Dambulla was designated a UNESCO World Heritage Site in 1991. Its five caves, or shrine rooms, are part of a vast cavern with more than 80 documented caves in a massive rock that rises 350 feet above the plain. The caves were occupied by Buddhist hermits at least from the reign of King Vattagamani Abhaya (89-77 B.C.), who probably cut the katarama (drip-ledge) along the rock to protect the caves from rain water.
Much later, King Nissanka Malla (1187-96), set on making his presence felt throughout Sri Lanka, spent lavishly at Dambulla and elsewhere. Nissanka Malla—we came to call him “The Inscription King”—confused later scholars by regularly adding his own inscriptions to the existing work of other kings. Dambulla was repaired and further embellished by the kings of Kandy during the 17th and 18th centuries.
Today the shrine rooms are filled with a mixture of religious and secular painting and sculpture representing Sri Lanka’s evolving artistic styles.

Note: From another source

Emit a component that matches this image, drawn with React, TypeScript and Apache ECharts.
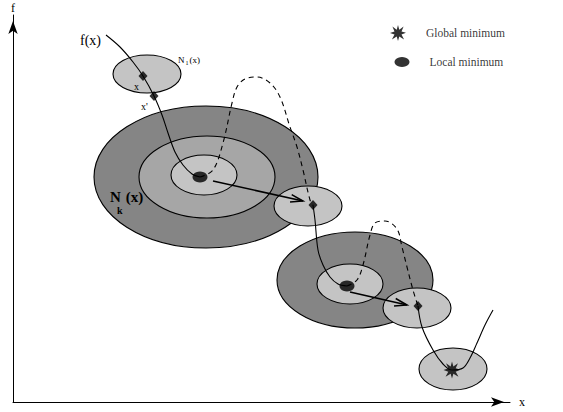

There are more than 150 statues of the Buddha, as well as various statues and paintings depicting Buddhist history. Hindu deities are also included, because Buddhist rulers from time to time married Hindu princesses, and wanted them to feel comfortable worshipping together in the same location.
Cave #1 called Devaraja Viharaya (Temple of the King of the Gods) is almost entirely filled with a 46-foot reclining Buddha carved from a single piece of rock, and still joined to the rock at the back. The statue depicts the parinibbana (the last moment) of the Buddha, which is represented—and differentiated from a sleeping or resting Buddha—by three distinctive aspects of the pose: 1) The left hand is not quite directly beneath the head, 2) the knees are not exactly aligned, and 3) the feet are not quite aligned with each other.
Cave #2 is the largest and the most impressive; it’s 172 feet long and 75 feet wide. Called Maha Raja Viltaraya (the temple of the Great King), #2 is painted in brilliant colors and bursts with an enormous array of Buddhas. The main statue is a life-sized standing Buddha with his right hand in the Abhaya mudra or “Have no Fear” posture.